Lindsay Porteous, 1948-2023

Lindsay Porteous, 1948-2023

 

2023 has seen the death of one of the stalwarts of the jews-harp scene. Lindsay Porteous was for many years one of the few players in Scotland of the jews-harp, or ‘trump’ as he preferred to call it, keeping alive a tradition during a time when the instrument had fallen out of favour.

I first met Lyndsay Porteous at the National Folk Festival in 1998. He, along with my brother, John, fellow Scot, Duncan Williamson, and the Irish player and storyteller, John Campbell, had been invited to the Festival as exponents of the jews-harp, a gathering of players very unusual for the time. For many years he had been one of the few exponents of the Scottish trump, enthusiastically promoting it as a traditional musical instrument. In fact, he was a passionate devotee of the trump, a winner of in 1975 of the Traditional Music and Song Association of Scotland newly organised Jew’s-Harp competition at the Kinross Music Festival and later at the Auchtermuchty Festival. He won the cup seven times over the years and was later invited to judge the competition.

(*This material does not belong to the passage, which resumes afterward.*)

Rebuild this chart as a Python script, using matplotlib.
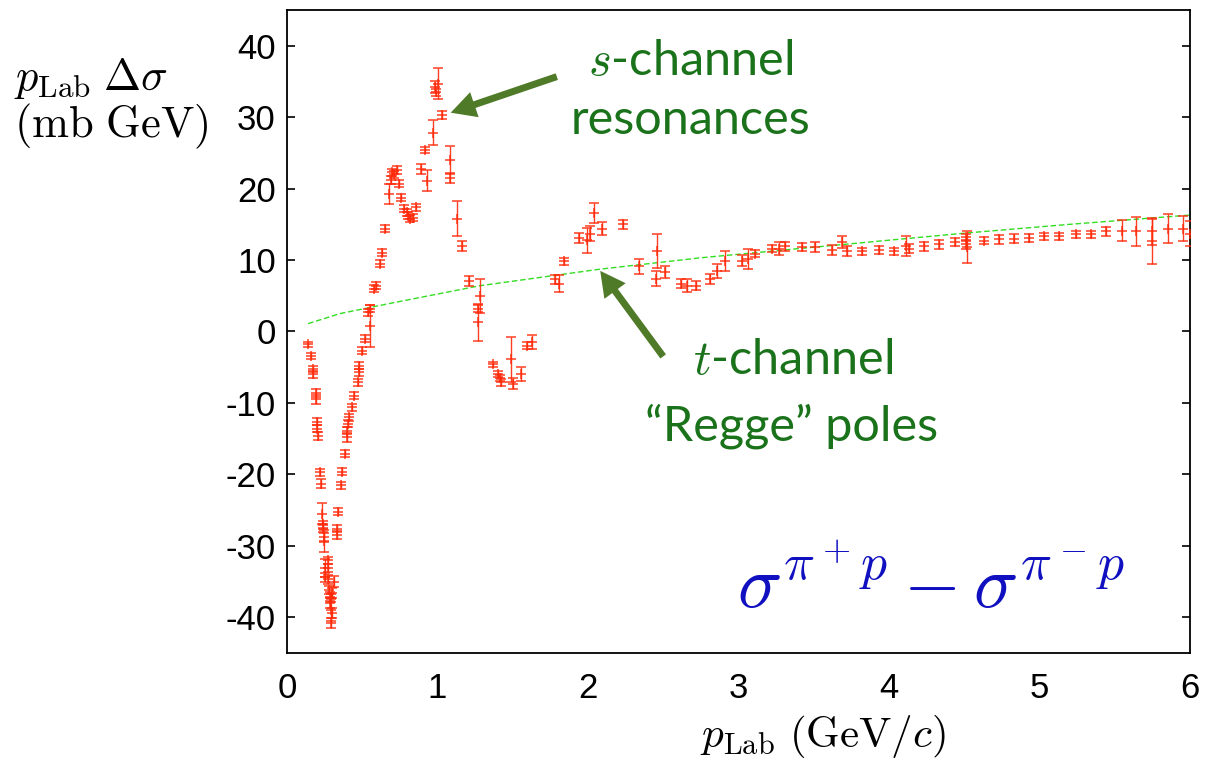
import matplotlib.pyplot as plt

plt.rcParams['mathtext.fontset'] = 'cm'
plt.rcParams['axes.unicode_minus'] = False

# p_Lab (GeV/c), p_Lab*Delta sigma (mb GeV), hibák
p_lab = [0.14, 0.16, 0.17, 0.175, 0.19, 0.19, 0.20, 0.20, 0.205, 0.22, 0.225,
         0.235, 0.24, 0.24, 0.245, 0.245,
         0.25, 0.25, 0.27, 0.27, 0.27, 0.28, 0.285, 0.29, 0.285, 0.29, 0.30, 0.295, 0.31, 0.30,
         0.33, 0.33, 0.34, 0.36, 0.365, 0.385, 0.40, 0.40, 0.405, 0.41, 0.43, 0.445,
         0.47, 0.475, 0.48, 0.50, 0.52, 0.55, 0.54, 0.55,
         0.58, 0.59, 0.62, 0.63, 0.65, 0.68, 0.69, 0.70, 0.71, 0.73, 0.745, 0.76,
         0.78, 0.80, 0.805, 0.82, 0.835, 0.86, 0.89, 0.92, 0.93, 0.97, 0.98, 0.99,
         1.0, 1.03, 1.08, 1.08, 1.13, 1.16, 1.21, 1.28, 1.27, 1.27, 1.37, 1.40,
         1.415, 1.42, 1.49, 1.50, 1.555, 1.595, 1.63, 1.78, 1.81, 1.84, 1.94, 1.99,
         2.01, 2.04, 2.09, 2.23, 2.34, 2.46, 2.45, 2.51, 2.62, 2.66, 2.72, 2.81,
         2.86, 2.91, 3.02, 3.06, 3.11, 3.22, 3.27, 3.31, 3.42, 3.51, 3.62, 3.69,
         3.72, 3.82, 3.93, 4.03, 4.11, 4.13, 4.23, 4.33, 4.44, 4.51, 4.51, 4.52,
         4.63, 4.73, 4.83, 4.93, 5.03, 5.13, 5.24, 5.34, 5.44, 5.55, 5.64, 5.75,
         5.75, 5.85, 5.95, 6.0]
delta = [-1.8, -3.4, -5.2, -6.0, -8.6, -9.5, -12.6, -13.6, -14.6, -19.7, -21.3,
         -25.5, -27.0, -27.6, -28.8, -29.3,
         -33.1, -34.4, -32.0, -33.1, -34.7, -36.2, -37.1, -37.3, -38.0, -39.0, -39.4, -40.8, -35.0, -36.6,
         -28.5, -27.6, -25.2, -21.5, -19.6, -17.1, -14.8, -13.9, -12.9, -12.0, -10.6, -9.0,
         -7.1, -5.7, -4.8, -2.7, -1.0, 0.8, 2.7, 3.2,
         6.0, 6.4, 9.5, 11.0, 14.4, 19.2, 21.2, 22.3, 22.0, 22.6, 20.7, 18.7,
         17.2, 16.7, 16.2, 15.8, 15.9, 17.4, 22.8, 25.4, 21.1, 27.8, 34.2, 33.5,
         34.7, 30.3, 24.0, 21.5, 15.8, 11.9, 7.1, 5.0, 3.2, 1.3, -4.6, -5.9,
         -6.5, -7.1, -3.9, -7.3, -5.9, -2.0, -1.5, 7.3, 6.7, 9.8, 13.1, 12.8,
         13.7, 16.6, 14.4, 15.0, 9.1, 11.3, 7.4, 8.3, 6.7, 6.4, 6.4, 7.4,
         8.5, 9.9, 9.9, 10.2, 10.9, 11.6, 11.6, 11.9, 11.8, 11.8, 11.4, 12.5,
         11.2, 11.2, 11.4, 11.2, 11.9, 11.6, 11.9, 12.2, 12.5, 13.2, 12.2, 11.8,
         12.7, 12.9, 13.0, 13.1, 13.3, 13.3, 13.6, 13.6, 14.0, 14.1, 14.0, 14.0,
         12.6, 14.4, 14.4, 13.7]
hiba = [0.4, 0.4, 0.4, 0.5, 0.5, 0.6, 0.5, 0.5, 0.6, 0.5, 0.6,
        1.5, 0.5, 0.5, 0.6, 1.5,
        1.3, 0.6, 0.5, 0.6, 0.6, 0.6, 0.6, 0.6, 0.7, 1.5, 0.7, 0.7, 0.8, 0.7,
        0.6, 0.5, 0.5, 0.5, 0.5, 0.5, 0.6, 0.5, 0.5, 0.5, 0.5, 0.5,
        0.5, 0.5, 0.5, 0.5, 0.5, 2.9, 0.5, 0.5,
        0.5, 0.5, 0.5, 0.5, 0.5, 1.4, 0.5, 0.5, 0.5, 0.5, 0.5, 0.5,
        0.5, 0.5, 0.5, 0.5, 0.5, 0.5, 0.7, 0.4, 1.5, 1.75, 0.8, 0.5,
        2.2, 0.6, 1.9, 0.7, 2.5, 0.7, 0.7, 2.4, 0.5, 2.6, 0.4, 0.4,
        0.4, 0.5, 3.1, 0.8, 1.0, 0.5, 1.0, 0.6, 1.2, 0.5, 0.7, 1.75,
        1.0, 1.4, 0.9, 0.6, 1.0, 2.4, 1.0, 0.8, 0.6, 0.9, 0.6, 0.7,
        1.0, 1.4, 0.8, 1.4, 0.5, 0.5, 0.9, 0.6, 0.6, 0.7, 0.7, 0.8,
        0.7, 0.5, 0.6, 0.5, 1.4, 0.6, 0.6, 0.6, 0.6, 0.5, 0.6, 2.2,
        0.5, 0.6, 0.6, 0.6, 0.5, 0.5, 0.5, 0.5, 0.6, 1.5, 2.0, 1.9,
        3.1, 2.0, 1.8, 1.8]

# Regge illesztés, a képről leolvasott pontok
regge_p = [0.14, 0.35, 0.7, 1.28, 2.07, 2.74, 3.5, 4.52, 5.2, 6.0]
regge_y = [1.1, 2.5, 4.0, 6.4, 8.7, 10.3, 11.8, 13.8, 15.0, 16.3]

xticks = [0, 1, 2, 3, 4, 5, 6]
yticks = [-40, -30, -20, -10, 0, 10, 20, 30, 40]

fig = plt.figure(figsize=(12.06, 7.64), dpi=100)
ax = fig.add_axes([0.238, 0.1453, 0.7488, 0.8416])

ax.plot(regge_p, regge_y, color="#33dd22", ls=(0, (4, 2)), lw=1.0, zorder=2)
ax.errorbar(p_lab, delta, yerr=hiba, fmt="+", color="#ff2a0a", ms=7.5, mew=1.1,
            elinewidth=1.0, capsize=3.5, capthick=1.1, alpha=0.9, zorder=3)

ax.set_xlim(0, 6)
ax.set_ylim(-45, 45)
ax.set_xticks(xticks)
ax.set_yticks(yticks)
ax.tick_params(axis="y", direction="in", length=6, width=1.2, right=True,
               labelsize=25, pad=8)
ax.tick_params(axis="x", length=0, labelsize=25, pad=14)
for lab in ax.get_xticklabels() + ax.get_yticklabels():
    lab.set_family("Liberation Sans")
for s in ax.spines.values():
    s.set_linewidth(1.3)

zold = "#1a721a"
nyil = "#4f7a28"
ax.annotate("", xy=(1.07, 30.5), xytext=(1.81, 35.8),
            arrowprops=dict(arrowstyle="simple,head_length=0.9,head_width=0.95,tail_width=0.25",
                            mutation_scale=20, color=nyil, lw=0))
ax.annotate("", xy=(2.07, 8.8), xytext=(2.51, -3.8),
            arrowprops=dict(arrowstyle="simple,head_length=0.9,head_width=0.95,tail_width=0.25",
                            mutation_scale=20, color=nyil, lw=0))

ax.text(2.68, 37.8, r"$s$-channel", color=zold, fontsize=35, family="Lato",
        ha="center", va="center")
ax.text(2.68, 29.6, "resonances", color=zold, fontsize=35, family="Lato",
        ha="center", va="center")
ax.text(3.36, -4.0, r"$t$-channel", color=zold, fontsize=35, family="Lato",
        ha="center", va="center")
ax.text(3.35, -13.2, "\u201cRegge\u201d poles", color=zold, fontsize=35, family="Lato",
        ha="center", va="center")
ax.text(4.28, -35.8, r"$\sigma^{\pi^+p} - \sigma^{\pi^-p}$", color="#1010c0",
        fontsize=53, ha="center", va="center")

fig.text(0.012, 0.897, r"$p_{\rm Lab}\;\Delta\sigma$", fontsize=32, ha="left", va="center")
fig.text(0.012, 0.834, r"$\rm (mb\ GeV)$", fontsize=32, ha="left", va="center")
fig.text(0.682, 0.036, r"$p_{\rm Lab}\ {\rm (GeV/}c{\rm )}$", fontsize=31, ha="center", va="center")

plt.savefig("out.png")
plt.close()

As I began my research into the cultural history of the instrument, he was one of the first people contacted, particularly as he had collected extensively from around the world for many years. Deborah and I remember well being invited to his house some years later where he eagerly showed us his latest acquisition, an ingenious mechanism that allowed the player to change key by sliding a bar up and down the instrument’s tongue. He was very proud of it.

He recorded an album ‘Portrait of a Scottish Jew’s-Harp Player’ in 1988, with fifteen tracks of jews-harp, two with a mouth-bow and a number of others using an adapted mouth-bow he called a ‘Hum-Drum. He appeared on a number of albums by others, including one by his old friend, Duncan Williamson, ‘My Old Horse and Me’. In 2007 he was one of the guests at the ‘Oxford Firsts’ conference and concert on the jews-harp that included Spiridon Shishigin, Leo Tadagawa and the Wright Family.

His contribution in keeping the tradition alive cannot be underestimated.

Goodbye, Lindsay, from all of us who are aware of the immense contribution you made.